How does mathematics and reality relate to each other? Some mathematicians believe that mathematical entities are “real”, and this view can be characterized as a version of Platonic philosophy. Quine and Putnam developed an argument in support of mathematical realism, which starts with the observation that mathematics is indispensable for almost every other science.
Here is a short description of these indispensability arguments in the philosophy of mathematics. It is quoted from the Stanford Encyclopedia of Philosophy, the entry is written by Mark Colyvan:
“One of the most intriguing features of mathematics is its applicability to empirical science. Every branch of science draws upon large and often diverse portions of mathematics, from the use of Hilbert spaces in quantum mechanics to the use of differential geometry in general relativity. It’s not just the physical sciences that avail themselves of the services of mathematics either. Biology, for instance, makes extensive use of difference equations and statistics. The roles mathematics plays in these theories is also varied. Not only does mathematics help with empirical predictions, it allows elegant and economical statement of many theories. Indeed, so important is the language of mathematics to science, that it is hard to imagine how theories such as quantum mechanics and general relativity could even be stated without employing a substantial amount of mathematics.
From the rather remarkable but seemingly uncontroversial fact that mathematics is indispensable to science, some philosophers have drawn serious metaphysical conclusions. In particular, Quine and Putnam have argued that the indispensability of mathematics to empirical science gives us good reason to believe in the existence of mathematical entities.

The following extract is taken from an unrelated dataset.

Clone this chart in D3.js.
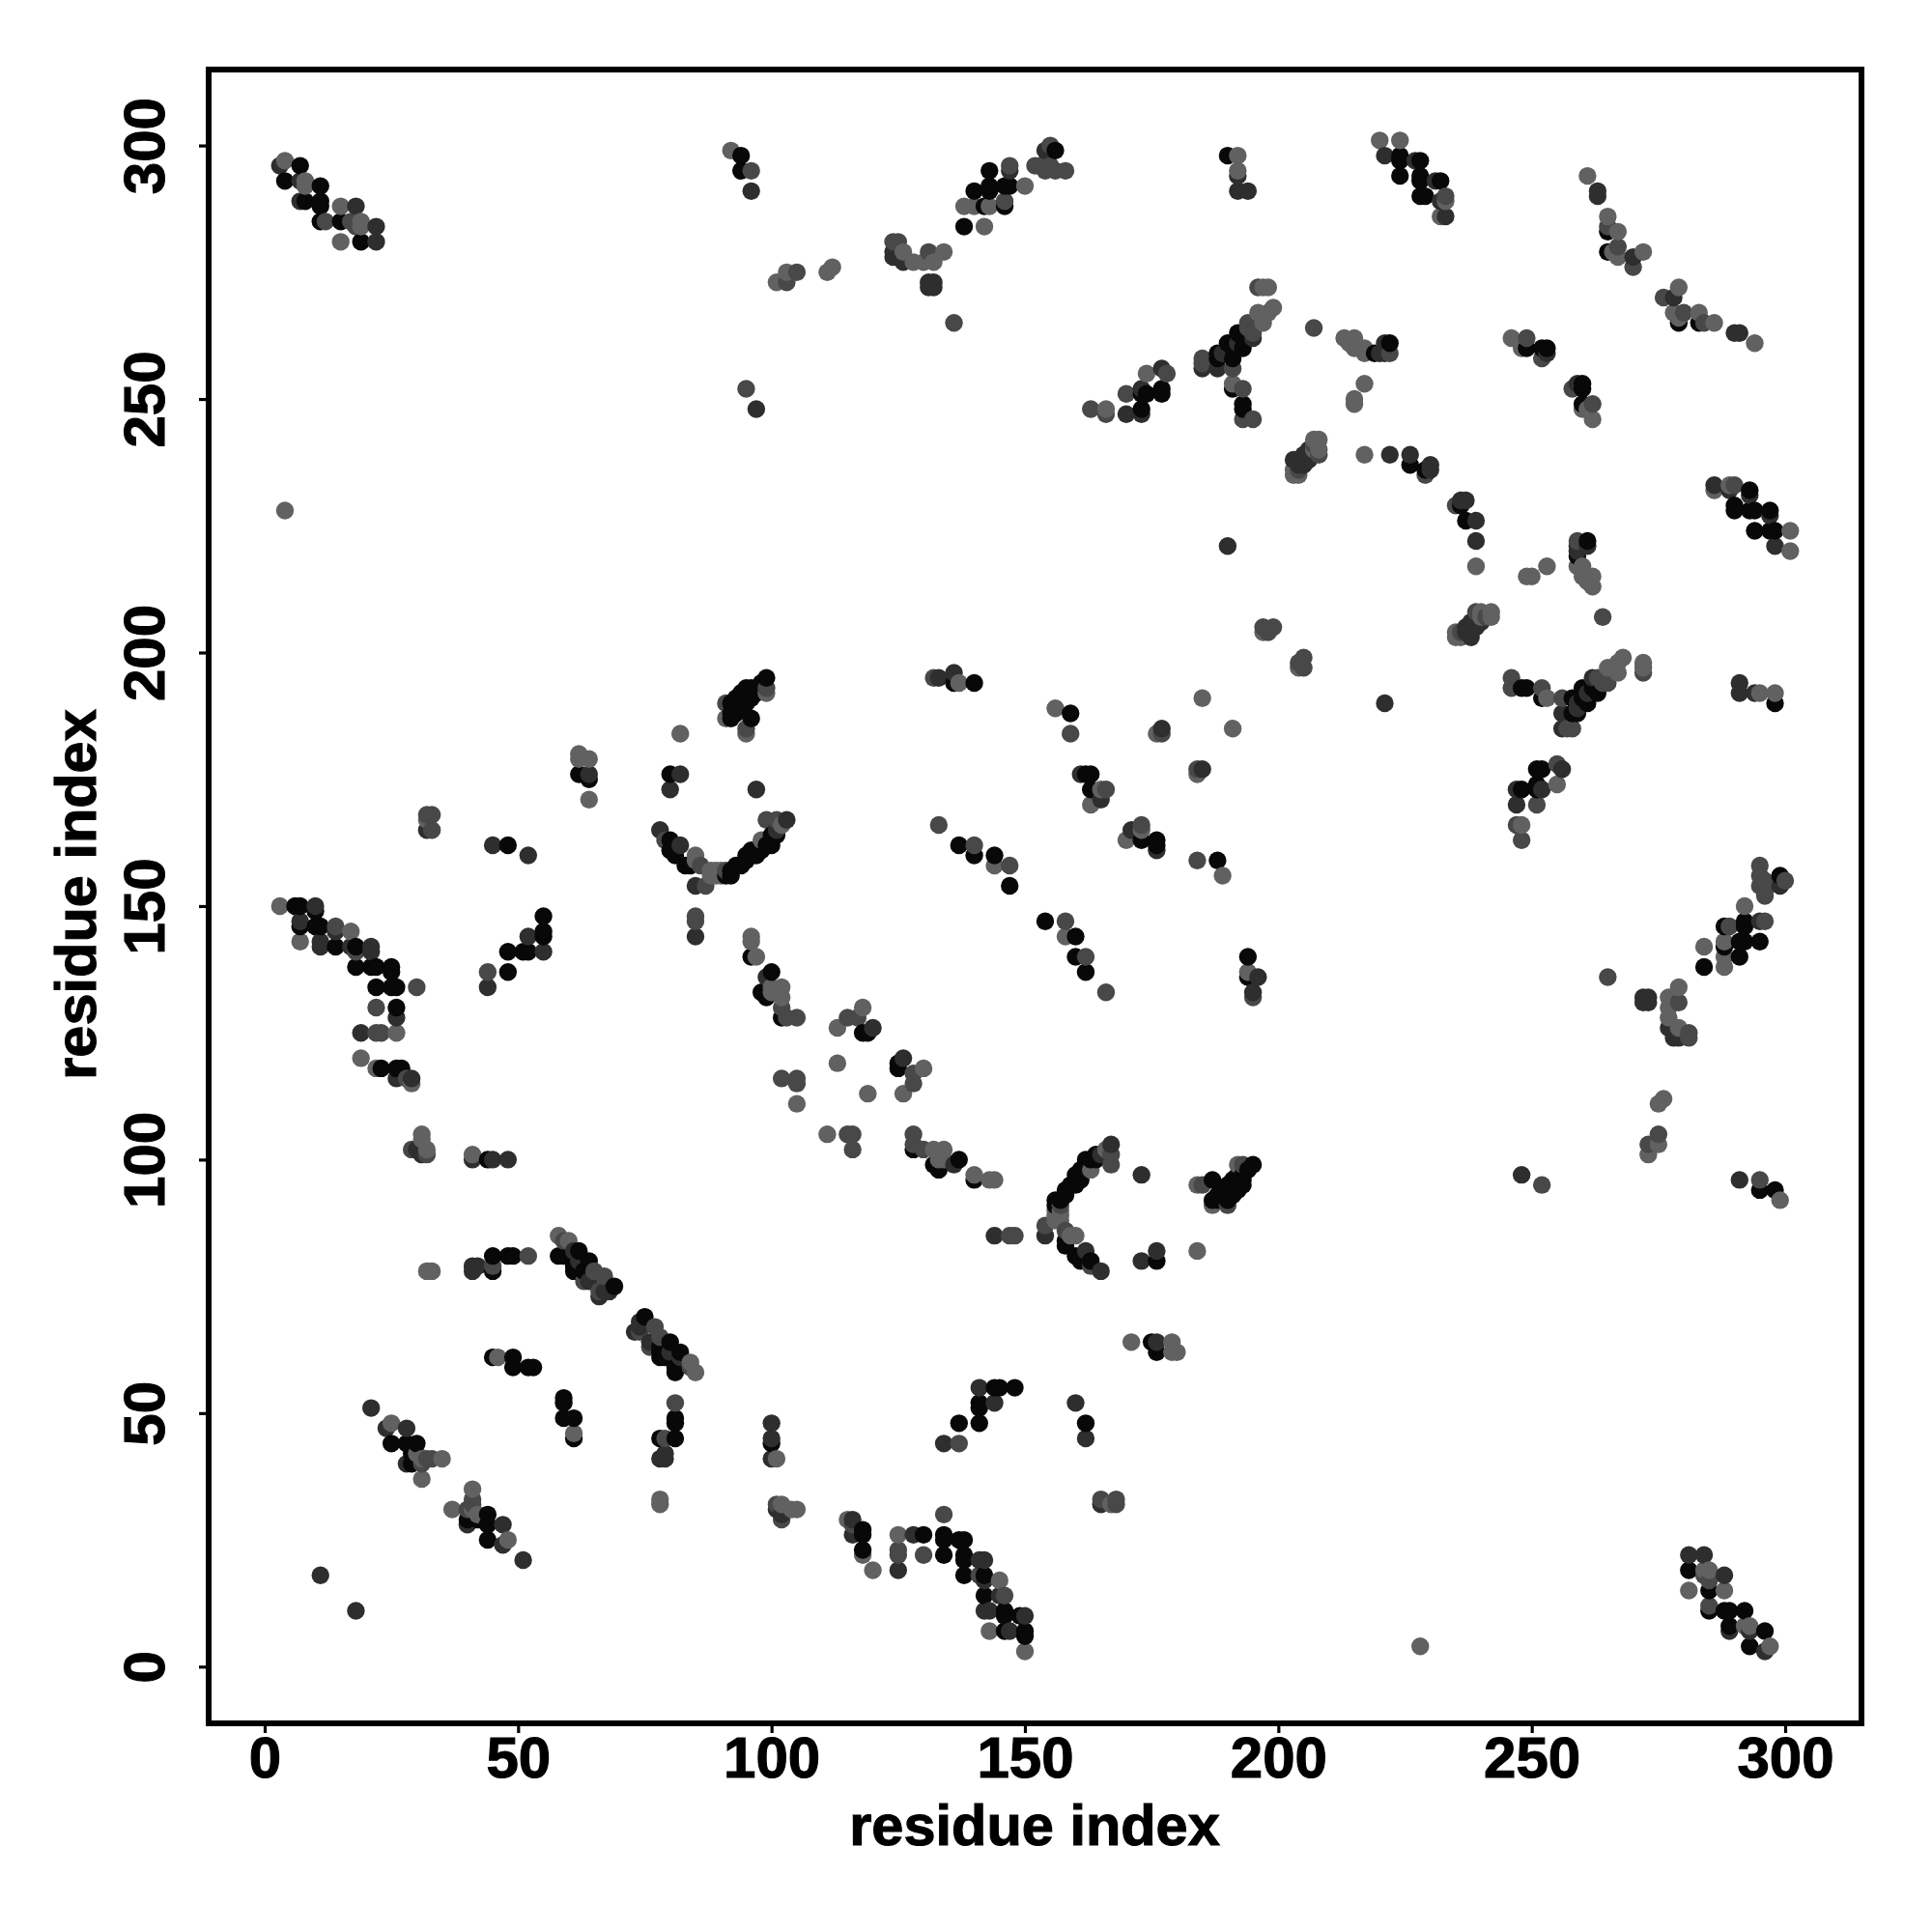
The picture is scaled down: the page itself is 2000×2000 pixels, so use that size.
<!DOCTYPE html>
<html>
<head>
<meta charset="utf-8">
<script src="https://cdn.jsdelivr.net/npm/d3@7"></script>
<style>html,body{margin:0;background:#fff}svg{display:block}text{font-family:"Liberation Sans",Arial,sans-serif;font-weight:bold;fill:#000;stroke:#000;stroke-width:1.1px}</style>
</head>
<body>
<svg id="c" width="2000" height="2000"></svg>
<script>
const tickValues = [0, 50, 100, 150, 200, 250, 300];
const axisTitle = "residue index";
const shades = ["#080808", "#2e2e2e", "#484848", "#616161"];
const contactsBlack = [[4,293],[7,296],[8,289],[11,292],[11,289],[11,288],[11,285],[15,285],[19,281],[94,298],[94,295],[143,295],[140,291],[143,291],[143,292],[146,292],[147,292],[142,288],[146,288],[138,284],[156,299],[190,298],[193,262],[192,263],[193,260],[190,261],[191,260],[191,258],[188,258],[188,259],[191,252],[193,249],[193,248],[173,248],[173,251],[174,251],[177,251],[177,252],[224,298],[224,297],[228,297],[224,294],[228,294],[228,293],[232,293],[228,290],[229,290],[265,283],[265,279],[249,260],[252,260],[253,260],[219,259],[222,261],[226,237],[229,236],[6,150],[7,150],[10,149],[7,146],[10,146],[11,146],[14,142],[18,142],[18,138],[21,138],[22,138],[25,138],[25,137],[22,134],[25,134],[26,134],[26,130],[23,118],[26,118],[27,118],[62,176],[64,175],[48,162],[48,137],[48,141],[51,141],[52,141],[55,145],[55,144],[55,148],[80,163],[80,161],[81,160],[83,158],[84,158],[80,176],[44,100],[91,156],[92,156],[92,157],[93,158],[94,158],[95,159],[95,160],[96,161],[97,160],[98,161],[99,162],[100,162],[100,163],[100,164],[101,164],[92,187],[92,188],[92,190],[93,188],[93,189],[93,191],[94,189],[94,191],[94,192],[95,190],[95,192],[95,193],[96,191],[96,193],[97,193],[97,192],[98,194],[99,195],[96,187],[137,162],[140,160],[144,160],[147,154],[159,188],[163,176],[162,176],[163,173],[136,194],[140,194],[96,140],[100,137],[98,133],[99,132],[102,128],[118,125],[119,125],[45,81],[45,78],[48,81],[49,81],[59,81],[58,81],[61,79],[62,78],[62,82],[61,78],[64,80],[63,78],[69,75],[45,61],[49,61],[49,59],[52,59],[53,59],[25,44],[28,44],[30,44],[29,42],[29,40]];
const contactsDark = [[3,296],[7,293],[7,289],[18,288],[22,284],[22,281],[96,291],[192,294],[192,291],[194,291],[154,299],[147,295],[131,272],[132,272],[131,273],[132,273],[124,279],[124,278],[126,277],[190,259],[189,259],[192,261],[195,262],[185,256],[188,256],[170,247],[173,247],[173,252],[177,256],[190,221],[97,248],[221,298],[227,297],[231,293],[232,289],[233,286],[263,291],[263,290],[270,278],[221,261],[221,259],[220,259],[226,239],[222,239],[230,237],[230,236],[253,259],[206,240],[206,238],[205,237],[205,239],[204,237],[203,238],[10,150],[7,147],[14,145],[11,143],[11,142],[17,142],[21,142],[21,141],[19,125],[26,128],[26,116],[29,116],[64,176],[32,165],[45,162],[52,160],[44,134],[52,144],[55,141],[78,165],[82,162],[82,176],[80,173],[85,144],[85,154],[30,102],[31,101],[41,100],[45,100],[48,100],[97,173],[103,167],[101,165],[133,195],[136,196],[161,176],[165,171],[177,185],[99,136],[120,126],[41,78],[41,79],[42,79],[61,82],[62,80],[67,74],[68,74],[66,73],[64,76],[21,51],[24,47],[28,47],[28,40],[11,18]];
const contactsMid = [[17,285],[18,284],[12,285],[96,295],[95,252],[155,300],[152,296],[153,296],[154,295],[155,296],[156,295],[158,295],[147,296],[146,289],[131,279],[124,281],[125,281],[103,273],[105,275],[196,272],[194,265],[194,264],[195,263],[185,258],[185,257],[191,256],[193,252],[193,246],[195,246],[163,248],[166,247],[170,251],[178,255],[197,205],[199,205],[198,204],[136,265],[233,290],[265,284],[267,280],[270,276],[207,264],[222,259],[249,262],[252,258],[229,235],[207,241],[208,239],[204,236],[14,146],[22,125],[23,125],[22,130],[30,134],[28,116],[18,141],[32,168],[33,168],[33,165],[29,102],[32,101],[44,137],[79,163],[86,158],[87,154],[85,148],[85,147],[91,157],[95,185],[99,193],[91,190],[99,167],[101,167],[133,166],[140,162],[147,158],[159,184],[177,184],[166,173],[132,195],[105,116],[102,116],[105,115],[102,130],[103,128],[105,128],[115,128],[117,128],[45,79],[52,81],[59,84],[63,76],[65,78],[67,77],[66,74],[32,41],[31,40],[33,41]];
const contactsLight = [[4,297],[8,293],[8,292],[15,288],[19,285],[19,284],[15,281],[4,228],[92,299],[150,292],[138,288],[140,288],[143,288],[142,284],[134,279],[126,279],[128,277],[130,277],[132,277],[101,273],[103,275],[111,275],[112,276],[192,298],[192,295],[198,272],[197,272],[199,268],[198,267],[196,267],[197,266],[197,265],[191,253],[174,255],[166,248],[197,204],[220,301],[224,301],[233,289],[232,286],[261,294],[265,286],[267,283],[267,278],[272,279],[266,279],[213,262],[215,262],[214,261],[215,260],[217,259],[217,260],[217,253],[215,249],[215,250],[217,239],[246,262],[248,261],[248,260],[208,242],[208,240],[207,242],[207,240],[204,235],[203,235],[203,236],[62,180],[62,179],[64,179],[64,171],[32,167],[3,150],[17,145],[7,143],[26,125],[19,120],[22,118],[29,115],[31,105],[31,104],[32,102],[41,101],[82,184],[85,160],[85,159],[88,157],[89,157],[90,157],[88,156],[89,156],[90,156],[91,187],[95,184],[102,166],[98,163],[99,192],[137,194],[144,158],[156,189],[185,191],[176,184],[165,173],[163,170],[96,144],[96,143],[97,140],[100,133],[100,134],[102,134],[102,132],[101,133],[113,126],[118,130],[113,119],[105,111],[32,78],[33,78],[46,61],[58,85],[60,84],[25,48],[31,41],[35,41],[31,37],[30,42]];

const contactGroups = [contactsBlack, contactsDark, contactsMid, contactsLight];
// A contact map is symmetric: each contact (i, j) also appears as (j, i).
const points = [];
contactGroups.forEach((group, s) => group.forEach(([i, j]) => {
  points.push({x: i, y: j, s});
  points.push({x: j, y: i, s});
}));
points.sort((a, b) => d3.ascending(a.x, b.x) || d3.ascending(a.y, b.y));

const x = d3.scaleLinear().domain([0, 300]).range([274, 1848]);
const y = d3.scaleLinear().domain([0, 300]).range([1725.3, 150.6]);
const svg = d3.select("#c");

svg.append("g").selectAll("circle").data(points).join("circle")
  .attr("cx", d => x(d.x)).attr("cy", d => y(d.y)).attr("r", 9.2)
  .attr("fill", d => shades[d.s]);

svg.append("rect").attr("x", 216).attr("y", 72).attr("width", 1711).attr("height", 1712)
  .attr("fill", "none").attr("stroke", "#000").attr("stroke-width", 6);

const gx = svg.append("g").attr("transform", "translate(0,1784)")
  .call(d3.axisBottom(x).tickValues(tickValues).tickSize(10).tickPadding(0));
const gy = svg.append("g").attr("transform", "translate(216,0)")
  .call(d3.axisLeft(y).tickValues(tickValues).tickSize(10).tickPadding(0));
[gx, gy].forEach(g => {
  g.select(".domain").remove();
  g.selectAll("line").attr("stroke", "#000").attr("stroke-width", 3.2);
  g.selectAll("text").style("font-size", "60px").style("font-family", '"Liberation Sans"').style("font-weight", "bold").attr("fill", "#000");
});
gx.selectAll("text").attr("y", 56).attr("dy", 0);
gy.selectAll("text").attr("x", null).attr("dy", 0).attr("text-anchor", "middle")
  .attr("transform", "translate(-46,0) rotate(-90)");

svg.append("text").attr("x", 1071).attr("y", 1910).attr("text-anchor", "middle")
  .style("font-size", "59.5px").text(axisTitle);
svg.append("text").attr("text-anchor", "middle")
  .attr("transform", "translate(99,926) rotate(-90)")
  .style("font-size", "59.5px").text(axisTitle);
</script>
</body>
</html>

According to this line of argument, reference to (or quantification over) mathematical entities such as sets, numbers, functions and such is indispensable to our best scientific theories, and so we ought to be committed to the existence of these mathematical entities. To do otherwise is to be guilty of what Putnam has called “intellectual dishonesty”. Moreover, mathematical entities are seen to be on an epistemic par with the other theoretical entities of science, since belief in the existence of the former is justified by the same evidence that confirms the theory as a whole (and hence belief in the latter). This argument is known as the Quine-Putnam indispensability argument for mathematical realism.”